The other good news is that, if we continue to get these report cards, continue to accumulate a huge backlog of infrastructure improvement work. That is good news. Unfortunately, the question is going to be when. But these states, there are certain states today that I can tell you are doing a nice job. They are also diving into the alternative funding market as well. So, every state is different. And we certainly focus on the states that have the attitude where they want to grow their investment in the state over a long period of time.
- Analyst
Okay. How is your crew, your mobility of moving guys around the country? You guys have been in that now a little more than a year.
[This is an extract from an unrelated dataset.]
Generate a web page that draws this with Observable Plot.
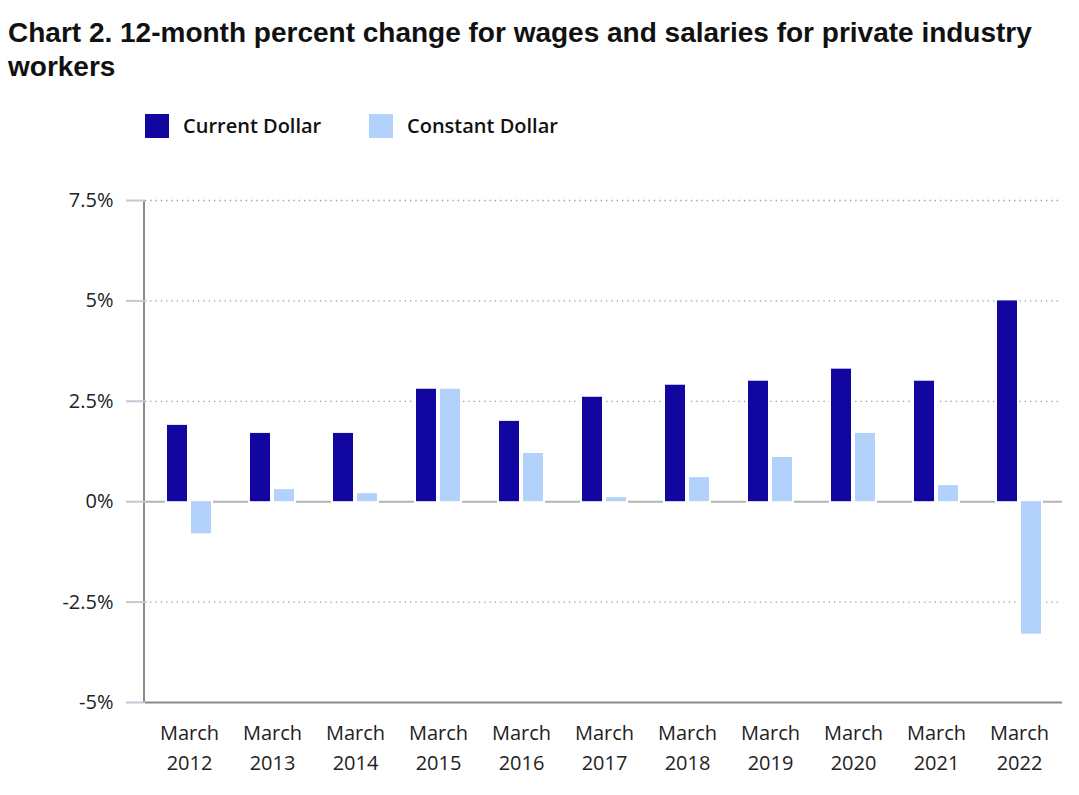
<!DOCTYPE html>
<html>
<head>
<meta charset="utf-8">
<script src="https://cdn.jsdelivr.net/npm/d3@7"></script>
<script src="https://cdn.jsdelivr.net/npm/@observablehq/plot@0.6"></script>
<style>
  html, body { margin: 0; padding: 0; background: white; }
  body { position: relative; width: 1079px; height: 795px; overflow: hidden; }
  #title { position: absolute; left: 8px; top: 16px; width: 1060px; font-family: "Liberation Sans", Arial, sans-serif; font-weight: bold; font-size: 28px; line-height: 34px; color: #111; }
  .sw { position: absolute; width: 24px; height: 24px; top: 114px; }
  .lt { position: absolute; top: 111px; font-family: "Open Sans", sans-serif; font-weight: 600; font-size: 20px; line-height: 30px; color: #111; }
  #chart { position: absolute; left: 0; top: 160px; }
</style>
</head>
<body>
<div id="title">Chart 2. 12-month percent change for wages and salaries for private industry workers</div>
<div id="legend"></div>
<div id="chart"></div>
<script>
const years = ["2012","2013","2014","2015","2016","2017","2018","2019","2020","2021","2022"];
const currentDollar = [1.9, 1.7, 1.7, 2.8, 2.0, 2.6, 2.9, 3.0, 3.3, 3.0, 5.0];
const constantDollar = [-0.8, 0.3, 0.2, 2.8, 1.2, 0.1, 0.6, 1.1, 1.7, 0.4, -3.3];
const seriesNames = ["Current Dollar", "Constant Dollar"];
const seriesColors = ["#1106a0", "#b2d2fb"];
const yTicks = [-5, -2.5, 0, 2.5, 5, 7.5];

// legend
const legend = document.getElementById("legend");
const swX = [145, 369], txX = [183, 407];
seriesNames.forEach((n, i) => {
  const s = document.createElement("div");
  s.className = "sw"; s.style.left = swX[i] + "px"; s.style.background = seriesColors[i];
  legend.appendChild(s);
  const t = document.createElement("div");
  t.className = "lt"; t.style.left = txX[i] + "px"; t.textContent = n;
  legend.appendChild(t);
});

const data = years.map((y, i) => ({year: y, current: currentDollar[i], constant: constantDollar[i]}));

const leftAxisLine = (index, scales, values, dims) => {
  const l = document.createElementNS("http://www.w3.org/2000/svg", "line");
  const x = dims.marginLeft - 1;
  l.setAttribute("x1", x); l.setAttribute("x2", x);
  l.setAttribute("y1", dims.marginTop); l.setAttribute("y2", dims.height - dims.marginBottom);
  l.setAttribute("stroke", "#8a8a8a"); l.setAttribute("stroke-width", 2);
  return l;
};

const chart = Plot.plot({
  width: 1079,
  height: 635,
  marginTop: 40,
  marginLeft: 145,
  marginRight: 17,
  marginBottom: 93,
  style: {fontFamily: "Open Sans, sans-serif", fontSize: "20px", color: "#222", background: "white", overflow: "visible"},
  x: {type: "band", domain: years, paddingInner: 0.472, paddingOuter: 0.24, label: null},
  y: {domain: [-5, 7.5], label: null},
  marks: [
    Plot.gridY(yTicks.filter(d => d !== 0 && d !== -5), {stroke: "#9a9a9a", strokeOpacity: 1, strokeWidth: 1.3, strokeDasharray: "1.3,4"}),
    Plot.ruleY([0], {stroke: "#b5b5b5", strokeWidth: 2}),
    Plot.ruleY([-5], {stroke: "#8a8a8a", strokeWidth: 2}),
    leftAxisLine,
    Plot.barY(data, {x: "year", y: "current", insetRight: 24, fill: "white", stroke: "white", strokeWidth: 4}),
    Plot.barY(data, {x: "year", y: "constant", insetLeft: 24, fill: "white", stroke: "white", strokeWidth: 4}),
    Plot.barY(data, {x: "year", y: "current", insetRight: 24, fill: seriesColors[0]}),
    Plot.barY(data, {x: "year", y: "constant", insetLeft: 24, fill: seriesColors[1]}),
    Plot.axisY({ticks: yTicks, tickFormat: d => d + "%", tickSize: 19, tickPadding: 13, stroke: "#c2c8d4", strokeWidth: 2, fill: "#222", fontSize: 20}),
    Plot.axisX({tickSize: 0, tickPadding: 16, tickFormat: d => "March\n" + d, fill: "#222", fontSize: 20, lineHeight: 1.5})
  ]
});
document.getElementById("chart").appendChild(chart);
</script>
</body>
</html>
How has that played out relative to the rank and file guy -- as it has impacted your culture?
- President and CEO
I think it's getting better and better every day. I will give you an example, Brian. We bid, oh, let's say the IH 35 job in Texas, we bid that job with people from Florida, people from Seattle, people from the central coast of Washington and then our main team located in Louisville, Texas, itself. Then, now that we have the job, there will be people moving in to help build that job from all over the country. So people realize today that mobility is part of the construction industry.
- VP of IR
Hey, Brian, we have got a few more people in the queue (multiple speakers).
- Analyst
Okay. Thanks, I appreciate it.
Operator
Thank you.
(Operator Instructions)
Lucia Marquez, Macquarie.
- Analyst
Thank you for taking my questions, [Sameer] is on the road today. For the projects that you mentioned where you expect decisions by June, what is the Granite portion of these projects?
- President and CEO
I don't have it off the top of my head, but I could do it very quickly for you.
- Analyst
Okay, just an estimate.
- President and CEO
I would say the total of all of them has got to be close to $0.75 billion our share.
- Analyst
Okay.
- President and CEO
Somewhere in that neighborhood.
- Analyst
Okay. Excellent. And then my second question is if you could give us a sense for when the Tappan Zee project, where it is in the funding process and maybe when TIFIA funding decision is expected? How long do those usually take?
- President and CEO
I can't really answer when on the TIFIA funding question, but I can tell you that the job, the state of the job is well funded at this point in time. So, there is no issue with the project. Contracts are relative to funds from the owner at this time. The job is in the design phases. So that means that a job like this, since we are the design build contractor, our team is finalizing the design. And then we will start towards the middle to the end of the year driving what we call piles to help start to build the super structure of the bridge. So, most of this year will be design then at the tail end we will get into some of the construction.
- Analyst
Okay, great. Thank you very much.
Operator
Our next question is from John Rogers of D.A. Davidson.
- Analyst
A couple of quick follow-ups. The lower minority interest in the quarter, is that related to the project in Washington where you took the charge?
- VP and CFO
Yes.
- Analyst
And secondly, Laurel, do you know or can you tell us what your expectation for the D&A run rate is now? It looks like it dropped down in the quarter, but I assume with Kenny it picks up again.
- VP and CFO
Yes. We expect an increase of around $25 million associated with Kenny. Other than that the run rate should be in the range it has been the last couple of years.
- Analyst
So $25 million on top of the $56 million run rate that you had this past.
- VP and CFO
Yes. Or $60 million, around that.
- Analyst
Okay. Great. Thank you.
Operator
I am not showing any further questions in the queue. I would like to turn the call back over to Management.
- President and CEO
Okay. Well, thank you, everyone, for your questions. I would like to once again thank all of our employees for their tireless effort this past year and their remarkable commitment to Granite. To our investors, we thank you for your continued interest in Granite. If you have any additional questions, please don't hesitate to get in touch with us. Thank you, everybody. Have a good day.
Operator
Ladies and gentlemen, thank you for participating in today's conference. This concludes today's program. You may all disconnect. Everyone, have a great day.